Strangest of all was Bulbati’s repeated statement that Orlando had vast power and would actually kill him if he revealed his name. Rafe frowned to himself. Surely that sloppy swine was lying.
Why, he had seen Orlando that very morning and had read nothing unusual in his cousin’s attitude. The duke had been present for the meetings of Rafe’s new, woefully green cabinet. He had been glad of his cousin’s presence, since Orlando was older and had more experience than any other man he had appointed.
Orlando had behaved naturally and Rafe had shrugged off his uneasiness, for if he didn’t trust his own family, whom could he trust? Mulling on it now, that seemed like a hopelessly naive philosophy.
Julia would have laughed at him for it.
His arms folded over his chest, Rafe lifted a fist to his mouth as he stood, brooding and motionless, at the window.
He did not like the train of his own thoughts. He had deliberately avoided becoming a suspicious and untrusting man, because that would have meant that Julia, in her treachery, had won, but this time, he forced himself to imagine the most diabolical scenario. It would not do to be taken by surp
rise.
Father was ailing. Stomach cancer. Supposedly. As crown prince, he was the heir to the throne and so far had no sons. Orlando had convinced Dani not to sleep with him.
If both he and Father were dead, the succession of the throne would fall to Leo, with the bombastic Bishop Justinian as his regent.
The bishop disapproved heartily of Rafe but was zealously devoted to the king and to Leo, as well. No, he thought, the priest was no traitor. However…if Leo was in power, hypothetically, and Bishop Justinian died before the boy-king came of age, who, then, would become Leo’s regent?
The question made Rafe mildly ill.
He wanted to think it would be Darius Santiago, his fierce brother-in-law. But Darius had lived in Spain for four years, was out of touch with what was happening on Ascencion, and was, when it came down to it, a warrior, not a statesman.
Prime Minister Arturo di Sansevero might be chosen—but then, Rafe knew who Don Arturo’s favorite was.
Orlando.
And if Orlando got control of Leo, who could say if the child would ever live to see the age of eighteen, when he would come to power?

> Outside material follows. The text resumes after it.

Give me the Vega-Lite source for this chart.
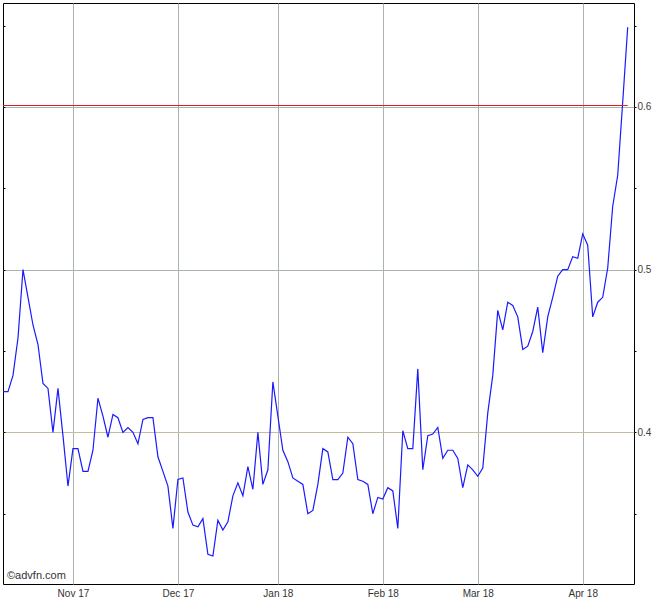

The line of his own thoughts sickened him. Surely, surely he was blowing everything out of all reasonable proportion. After all, there was no evidence yet that Father’s illness was anything other than the stomach cancer which had been diagnosed, and as for him, there had been no attempts on his life.
None at all.
Suddenly unable to stand still, Rafe pivoted and left the room, striding out into the hall in a rush of determination to have a talk with Orlando’s superior, the old, white-haired Don Francisco, venerated head of the Ministry of Finance for the past twenty years.
Rafe’s heart was full of foreboding, but he moved with caution, not wanting even to think how the equation might change if and when Dani became pregnant. If she bore him a son, Leo would not succeed to the throne, Rafe’s heir would.